The ubiquity of photographic images in 21st century culture cannot be understated. With the growing digitization of still and moving images, the accessibility and volume of visual indexical media – in both virtual and built space – is unprecedented. Stockpiles of online images and videos cascade from a basic Google search; and everyday, individuals pour yet more content into the catch basin of the Internet. Thirty years ago, Calvino characterized image saturation as a plague that levels out expression into abstract formulas, dilutes meaning, and “makes all histories formless, random, confused, with neither beginning nor end.”[ii] Perhaps he was mourning the end of perceived linear time, sequence, and order; yet this end ushers in other possibilities. With the subsequent democratization and portability of telecommunications technologies, and their influence on ways of being in and responding to our contemporary world, the creative potential of image proliferation and circulation has expanded; it has also become more complex.

Interdisciplinary artist Laiwan has long been attuned to the “tyranny of knowledge in the excess of words and images that construct the first world.”[iii] For Fountain: the source or origin of anything, she has distilled a single image from the abundance of the CBC’s analogue media archives to consider the metaphor of fluidity within the city’s built environment, visible and invisible. This large-scale, contemplative public artwork at The Wall, CBC Plaza is by no means a singular representation of an idea, but expands outward in meaning and associative references. The image, a frame from the 16mm film Summer Afternoon (1956), brings to stillness the wandering adventures of two children near Keefer and Columbia Streets, along the waters of False Creek and next to the Old Georgia Viaduct, which has since been filled in as land.[iv] The openness of this moment – of easy access to water, sightlines to a distant shore, and reflection of boats floating – mirrors a space of extended imagination, a fluidity of consciousness.

Laiwan’s poetic lines, inspired by and sourced from the B.C. Government’s ‘Glossary of Water Quality Terms’, carries the image to yet another place, traversing her chance discovery of rare and curious words and the sensations they inspire.[v] Her poetics activate a dynamic within the image, while providing clues to her playful discernment of words. Laiwan’s choice of the term ‘hydrologic’ echoes her undoing of the rational, predetermined thinking that often informs the obsessiveness of data collection. Other words tread lightly and allude, in alliteration, to what lies beneath reflective surfaces. By bringing attention to the fluidity, musicality and magic of words, Laiwan allows the slippery, open characteristics of language to flourish.

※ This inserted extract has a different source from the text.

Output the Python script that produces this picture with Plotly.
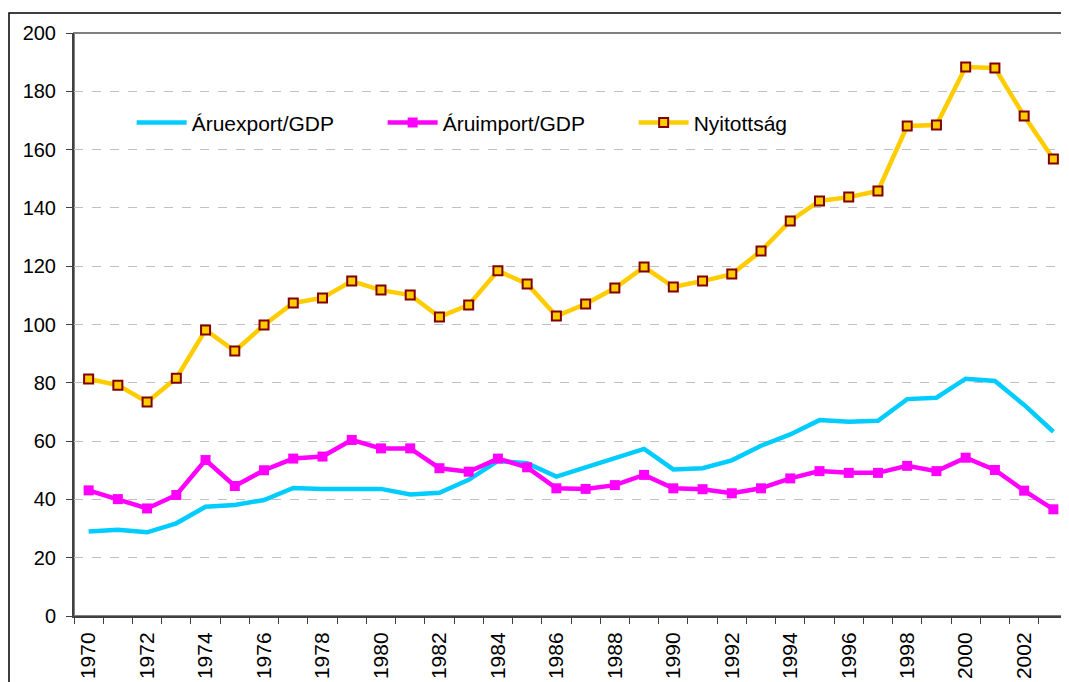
import plotly.graph_objects as go

years = list(range(1970, 2004))

export_gdp = [29.0, 29.6, 28.7, 31.8, 37.5, 38.1, 39.8, 43.9, 43.6, 43.7,
              43.6, 41.7, 42.3, 46.7, 53.2, 52.4, 47.8, 51.0, 54.3, 57.3,
              50.3, 50.7, 53.4, 58.4, 62.3, 67.2, 66.6, 67.0, 74.4, 74.9,
              81.4, 80.6, 72.4, 63.2]

import_gdp = [43.1, 40.1, 36.9, 41.5, 53.5, 44.6, 50.0, 54.0, 54.7, 60.4,
              57.5, 57.5, 50.7, 49.5, 54.0, 51.0, 43.8, 43.6, 44.9, 48.4,
              43.8, 43.5, 42.1, 43.8, 47.2, 49.7, 49.1, 49.1, 51.5, 49.7,
              54.3, 50.1, 43.0, 36.6]

nyitottsag = [81.3, 79.2, 73.4, 81.6, 98.1, 90.9, 99.8, 107.4, 109.1, 114.9,
              111.8, 110.1, 102.6, 106.7, 118.4, 113.9, 102.9, 107.0, 112.5, 119.7,
              112.9, 114.9, 117.3, 125.2, 135.5, 142.4, 143.7, 145.8, 168.1, 168.4,
              188.3, 188.0, 171.5, 156.8]

even_years = [y for y in years if y % 2 == 0]
boundaries = [y - 0.5 for y in years] + [years[-1] + 0.5]

FONT = "Liberation Sans, Arial, sans-serif"

fig = go.Figure()
fig.add_trace(go.Scatter(x=years, y=export_gdp, name="Áruexport/GDP", mode="lines",
                         line=dict(color="#00CCFF", width=4.5)))
fig.add_trace(go.Scatter(x=years, y=import_gdp, name="Áruimport/GDP", mode="lines+markers",
                         line=dict(color="#FF00FF", width=4.5),
                         marker=dict(symbol="square", size=10, color="#FF00FF")))
fig.add_trace(go.Scatter(x=years, y=nyitottsag, name="Nyitottság", mode="lines+markers",
                         line=dict(color="#FFCC00", width=4.5),
                         marker=dict(symbol="square", size=9, color="#FFCC00",
                                     line=dict(color="#800000", width=2))))

# page body has an 8px margin, so the figure is sized / offset to compensate
fig.update_layout(
    width=1061, height=674,
    margin=dict(l=66, r=1, t=25, b=66),
    paper_bgcolor="white", plot_bgcolor="white",
    font=dict(family=FONT, size=20, color="black"),
    showlegend=True,
    legend=dict(orientation="h", x=0.058, y=0.846, xanchor="left", yanchor="middle",
                font=dict(size=21), bgcolor="rgba(0,0,0,0)", itemwidth=50,
                entrywidth=186, traceorder="normal"),
    shapes=[
        dict(type="rect", xref="paper", yref="paper", x0=0, x1=1, y0=0, y1=1,
             line=dict(color="#808080", width=2), layer="below"),
        dict(type="rect", xref="paper", yref="paper", x0=-0.0654, x1=1.2, y0=-0.3, y1=1.0343,
             line=dict(color="black", width=1.5), layer="below"),
    ],
)

fig.update_xaxes(range=[1969.5, 2003.5], tickvals=even_years, ticks="", tickangle=-90,
                 tickfont=dict(size=21),
                 showgrid=False, zeroline=False, showline=True, linecolor="#404040", linewidth=2,
                 ticklabelstandoff=6,
                 minor=dict(tickvals=boundaries, ticks="outside", ticklen=6, tickcolor="#404040",
                            tickwidth=1, showgrid=False))
fig.update_yaxes(range=[0, 200], dtick=20, ticks="outside", ticklen=6, tickcolor="#404040",
                 showgrid=True, gridcolor="#C0C0C0", griddash="dash", gridwidth=1,
                 zeroline=False, showline=True, linecolor="#404040", linewidth=2,
                 ticklabelstandoff=6)

fig.write_html("out.html")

Meanwhile, the image’s grainy aesthetic, its inclusion of the film’s sprocket on the left edge and jagged wave of audio signal on the right, acknowledge older analogue technologies. Though revived from the archive, Fountain does not exist within nostalgia of any specific place, but conjures a respect to a history of relationships, of past architecture and past horizons, inviting us to revel in our present experience within a city heightened by an added awareness and depth of context.


From a distance, Laiwan’s selection process brings to mind the material and immaterial realities of image research in the 21st century. Wading through a historic collection of production stills, news indexes, glass negatives, and 16 mm films, one realizes that their futures as artefacts remain uncertain. Recently, the Department of Fisheries and Oceans was forced to discard over 80,000 items from their libraries, as part of a larger federal government mandate to consolidate libraries and convert materials into digital format.[vi] No scientist interviewed felt that the digitization of libraries could replace what had been destroyed.[vii] On-going cutbacks to Library and Archives Canada show where political values are shifting, and these have implications and effects on culture and society.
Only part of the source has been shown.